*To be done:* Without the pictures, output the records below word for word.

(Records with drawing code)
---

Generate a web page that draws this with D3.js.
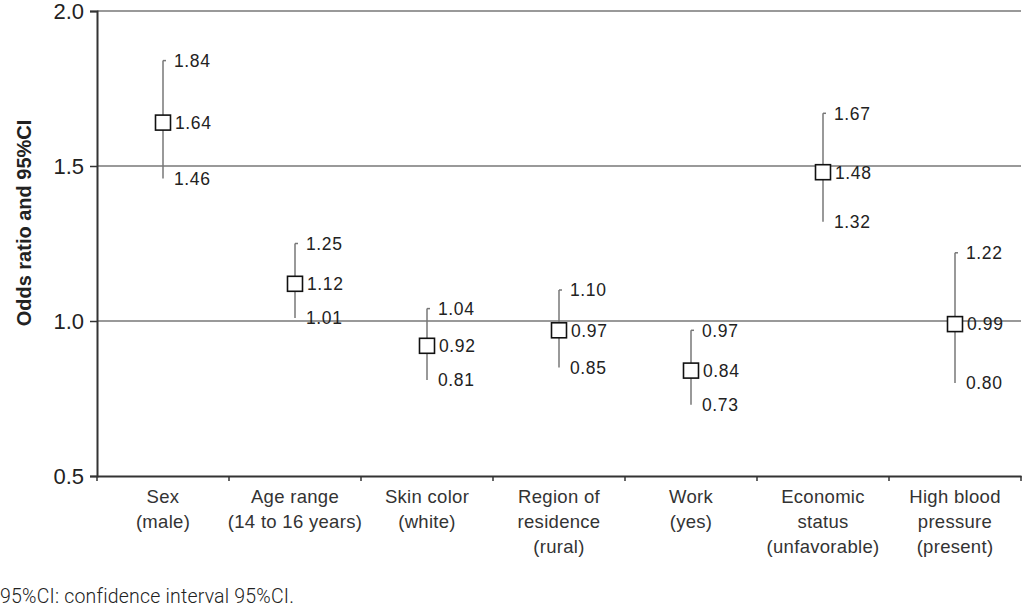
<!DOCTYPE html>
<html><head><meta charset="utf-8">
<script src="https://cdn.jsdelivr.net/npm/d3@7"></script>
<style>
html,body{margin:0;padding:0;background:#fff;}
svg{display:block;font-family:"Liberation Sans",Arial,sans-serif;}
</style></head>
<body>
<svg id="c" width="1024" height="609"></svg>
<script>
const categories = [
  ["Sex","(male)"],
  ["Age range","(14 to 16 years)"],
  ["Skin color","(white)"],
  ["Region of","residence","(rural)"],
  ["Work","(yes)"],
  ["Economic","status","(unfavorable)"],
  ["High blood","pressure","(present)"]
];
const oddsRatio = [1.64, 1.12, 0.92, 0.97, 0.84, 1.48, 0.99];
const lowerCI   = [1.46, 1.01, 0.81, 0.85, 0.73, 1.32, 0.80];
const upperCI   = [1.84, 1.25, 1.04, 1.10, 0.97, 1.67, 1.22];
const yTicks    = [0.5, 1.0, 1.5, 2.0];
const gridValues = [1.0, 1.5, 2.0];

(function(){
const svg = d3.select("#c");
const mLeft = 97, mRight = 1021, mTop = 11, mBottom = 476;

const x = d3.scaleBand().domain(d3.range(categories.length)).range([mLeft, mRight]).padding(0);
const y = d3.scaleLinear().domain([0.5, 2.0]).range([mBottom, mTop]);

// gridlines
svg.append("g").selectAll("line").data(gridValues).join("line")
  .attr("x1", mLeft).attr("x2", mRight)
  .attr("y1", d => y(d)).attr("y2", d => y(d))
  .attr("stroke", "#777").attr("stroke-width", 1.4);

// y axis
const yAxis = svg.append("g").attr("transform", `translate(${mLeft},0)`)
  .call(d3.axisLeft(y).tickValues(yTicks).tickFormat(d3.format(".1f")).tickSize(7).tickPadding(6));
yAxis.select(".domain").attr("stroke", "#333").attr("stroke-width", 2);
yAxis.selectAll(".tick line").attr("stroke", "#333").attr("stroke-width", 1.5);
yAxis.selectAll(".tick text").attr("font-size", 22).attr("fill", "#222")
  .attr("font-family", "'Liberation Sans',Arial,sans-serif");

// x axis
const xAxis = svg.append("g").attr("transform", `translate(0,${mBottom})`)
  .call(d3.axisBottom(x).tickSize(0).tickFormat(""));
xAxis.select(".domain").attr("stroke", "#333").attr("stroke-width", 2);
const bounds = d3.range(categories.length + 1).map(i => i < categories.length ? x(i) : x(categories.length - 1) + x.bandwidth());
svg.append("g").selectAll("line").data(bounds).join("line")
  .attr("x1", d => d).attr("x2", d => d).attr("y1", mBottom).attr("y2", mBottom + 5)
  .attr("stroke", "#333").attr("stroke-width", 1.5);

// category labels
const cl = svg.append("g").selectAll("text").data(categories).join("text")
  .attr("x", (d, i) => x(i) + x.bandwidth() / 2)
  .attr("y", mBottom + 27)
  .attr("text-anchor", "middle").attr("font-size", 18.5).attr("fill", "#333")
  .attr("letter-spacing", 0.3);
cl.selectAll("tspan").data(d => d).join("tspan")
  .attr("x", function() { return d3.select(this.parentNode).attr("x"); })
  .attr("dy", (d, j) => j === 0 ? 0 : 25)
  .text(d => d);

// error bars
const g = svg.append("g");
const cx = i => x(i) + x.bandwidth() / 2;
g.selectAll("line.err").data(oddsRatio).join("line").attr("class", "err")
  .attr("x1", (d, i) => cx(i)).attr("x2", (d, i) => cx(i))
  .attr("y1", (d, i) => y(upperCI[i])).attr("y2", (d, i) => y(lowerCI[i]))
  .attr("stroke", "#777").attr("stroke-width", 1.5);
g.selectAll("line.cap").data(oddsRatio).join("line").attr("class", "cap")
  .attr("x1", (d, i) => cx(i)).attr("x2", (d, i) => cx(i) + 3)
  .attr("y1", (d, i) => y(upperCI[i])).attr("y2", (d, i) => y(upperCI[i]))
  .attr("stroke", "#777").attr("stroke-width", 1.5);
const s = 15;
g.selectAll("rect").data(oddsRatio).join("rect")
  .attr("x", (d, i) => cx(i) - s / 2).attr("y", d => y(d) - s / 2)
  .attr("width", s).attr("height", s)
  .attr("fill", "#fff").attr("stroke", "#111").attr("stroke-width", 1.6);

const lab = (vals, dx) => g.append("g").selectAll("text").data(vals).join("text")
  .attr("x", (d, i) => cx(i) + dx).attr("y", d => y(d))
  .attr("dy", "0.36em").attr("font-size", 17.5).attr("fill", "#222")
  .attr("letter-spacing", 0.6)
  .text(d => d3.format(".2f")(d));
lab(upperCI, 11);
lab(oddsRatio, 12);
lab(lowerCI, 11);

// y title
svg.append("text")
  .attr("transform", `translate(31,223) rotate(-90)`)
  .attr("text-anchor", "middle").attr("font-size", 20).attr("font-weight", "bold")
  .attr("fill", "#222").text("Odds ratio and 95%CI");

// footnote
svg.append("text").attr("x", 0).attr("y", 603)
  .attr("font-family", "Roboto, 'Liberation Sans', sans-serif").attr("font-weight", 300)
  .attr("font-size", 19.5).attr("fill", "#222").attr("letter-spacing", 0.2)
  .text("95%CI: confidence interval 95%CI.");
})();
</script>
</body></html>
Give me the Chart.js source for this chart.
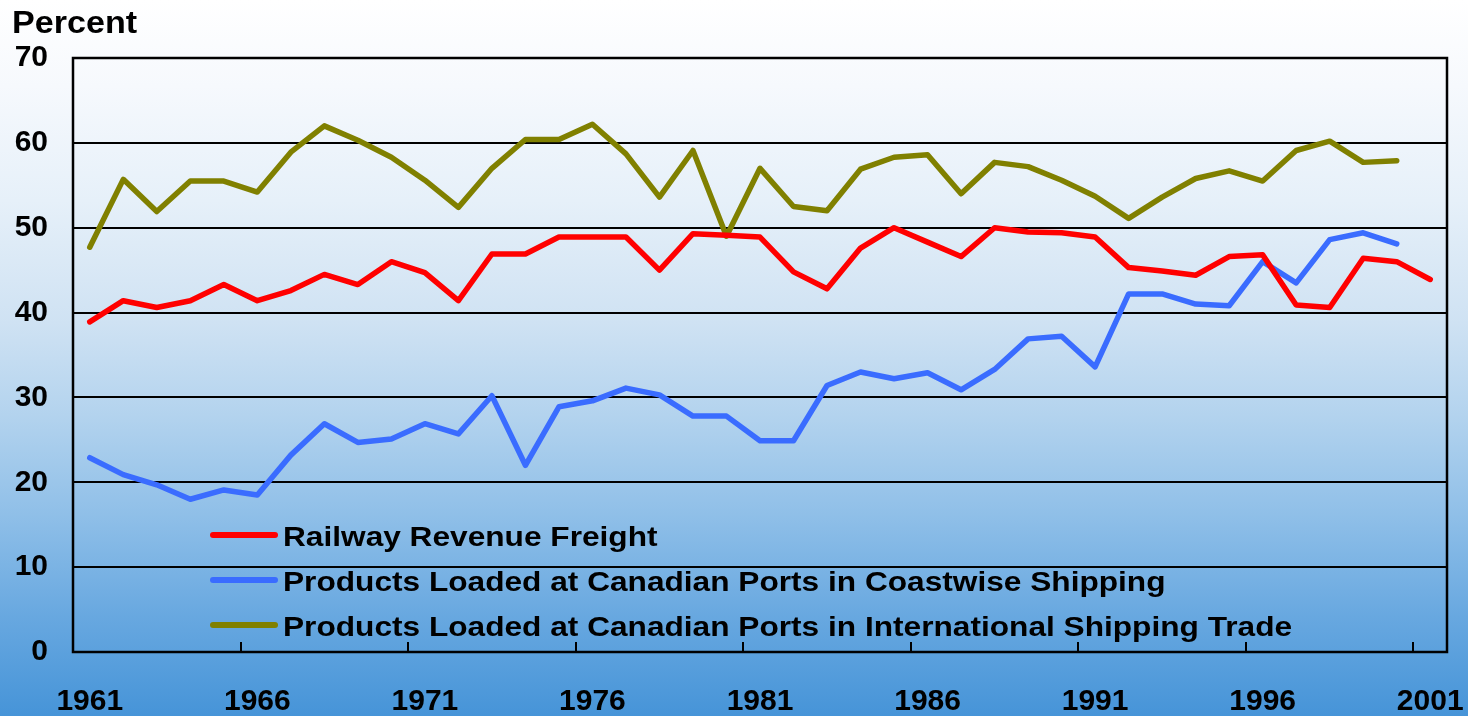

---

*Answer in full:*
Generate a web page that draws this with D3.js.
<!DOCTYPE html>
<html><head><meta charset="utf-8">
<script src="https://cdn.jsdelivr.net/npm/d3@7"></script>
<style>
html,body{margin:0;padding:0;background:#fff;}
svg{display:block;font-family:"Liberation Sans",Arial,sans-serif;}
</style></head>
<body>
<svg id="c" width="1024" height="609"></svg>
<script>
const categories = [
  ["Sex","(male)"],
  ["Age range","(14 to 16 years)"],
  ["Skin color","(white)"],
  ["Region of","residence","(rural)"],
  ["Work","(yes)"],
  ["Economic","status","(unfavorable)"],
  ["High blood","pressure","(present)"]
];
const oddsRatio = [1.64, 1.12, 0.92, 0.97, 0.84, 1.48, 0.99];
const lowerCI   = [1.46, 1.01, 0.81, 0.85, 0.73, 1.32, 0.80];
const upperCI   = [1.84, 1.25, 1.04, 1.10, 0.97, 1.67, 1.22];
const yTicks    = [0.5, 1.0, 1.5, 2.0];
const gridValues = [1.0, 1.5, 2.0];

(function(){
const svg = d3.select("#c");
const mLeft = 97, mRight = 1021, mTop = 11, mBottom = 476;

const x = d3.scaleBand().domain(d3.range(categories.length)).range([mLeft, mRight]).padding(0);
const y = d3.scaleLinear().domain([0.5, 2.0]).range([mBottom, mTop]);

// gridlines
svg.append("g").selectAll("line").data(gridValues).join("line")
  .attr("x1", mLeft).attr("x2", mRight)
  .attr("y1", d => y(d)).attr("y2", d => y(d))
  .attr("stroke", "#777").attr("stroke-width", 1.4);

// y axis
const yAxis = svg.append("g").attr("transform", `translate(${mLeft},0)`)
  .call(d3.axisLeft(y).tickValues(yTicks).tickFormat(d3.format(".1f")).tickSize(7).tickPadding(6));
yAxis.select(".domain").attr("stroke", "#333").attr("stroke-width", 2);
yAxis.selectAll(".tick line").attr("stroke", "#333").attr("stroke-width", 1.5);
yAxis.selectAll(".tick text").attr("font-size", 22).attr("fill", "#222")
  .attr("font-family", "'Liberation Sans',Arial,sans-serif");

// x axis
const xAxis = svg.append("g").attr("transform", `translate(0,${mBottom})`)
  .call(d3.axisBottom(x).tickSize(0).tickFormat(""));
xAxis.select(".domain").attr("stroke", "#333").attr("stroke-width", 2);
const bounds = d3.range(categories.length + 1).map(i => i < categories.length ? x(i) : x(categories.length - 1) + x.bandwidth());
svg.append("g").selectAll("line").data(bounds).join("line")
  .attr("x1", d => d).attr("x2", d => d).attr("y1", mBottom).attr("y2", mBottom + 5)
  .attr("stroke", "#333").attr("stroke-width", 1.5);

// category labels
const cl = svg.append("g").selectAll("text").data(categories).join("text")
  .attr("x", (d, i) => x(i) + x.bandwidth() / 2)
  .attr("y", mBottom + 27)
  .attr("text-anchor", "middle").attr("font-size", 18.5).attr("fill", "#333")
  .attr("letter-spacing", 0.3);
cl.selectAll("tspan").data(d => d).join("tspan")
  .attr("x", function() { return d3.select(this.parentNode).attr("x"); })
  .attr("dy", (d, j) => j === 0 ? 0 : 25)
  .text(d => d);

// error bars
const g = svg.append("g");
const cx = i => x(i) + x.bandwidth() / 2;
g.selectAll("line.err").data(oddsRatio).join("line").attr("class", "err")
  .attr("x1", (d, i) => cx(i)).attr("x2", (d, i) => cx(i))
  .attr("y1", (d, i) => y(upperCI[i])).attr("y2", (d, i) => y(lowerCI[i]))
  .attr("stroke", "#777").attr("stroke-width", 1.5);
g.selectAll("line.cap").data(oddsRatio).join("line").attr("class", "cap")
  .attr("x1", (d, i) => cx(i)).attr("x2", (d, i) => cx(i) + 3)
  .attr("y1", (d, i) => y(upperCI[i])).attr("y2", (d, i) => y(upperCI[i]))
  .attr("stroke", "#777").attr("stroke-width", 1.5);
const s = 15;
g.selectAll("rect").data(oddsRatio).join("rect")
  .attr("x", (d, i) => cx(i) - s / 2).attr("y", d => y(d) - s / 2)
  .attr("width", s).attr("height", s)
  .attr("fill", "#fff").attr("stroke", "#111").attr("stroke-width", 1.6);

const lab = (vals, dx) => g.append("g").selectAll("text").data(vals).join("text")
  .attr("x", (d, i) => cx(i) + dx).attr("y", d => y(d))
  .attr("dy", "0.36em").attr("font-size", 17.5).attr("fill", "#222")
  .attr("letter-spacing", 0.6)
  .text(d => d3.format(".2f")(d));
lab(upperCI, 11);
lab(oddsRatio, 12);
lab(lowerCI, 11);

// y title
svg.append("text")
  .attr("transform", `translate(31,223) rotate(-90)`)
  .attr("text-anchor", "middle").attr("font-size", 20).attr("font-weight", "bold")
  .attr("fill", "#222").text("Odds ratio and 95%CI");

// footnote
svg.append("text").attr("x", 0).attr("y", 603)
  .attr("font-family", "Roboto, 'Liberation Sans', sans-serif").attr("font-weight", 300)
  .attr("font-size", 19.5).attr("fill", "#222").attr("letter-spacing", 0.2)
  .text("95%CI: confidence interval 95%CI.");
})();
</script>
</body></html>
Give me the Chart.js source for this chart.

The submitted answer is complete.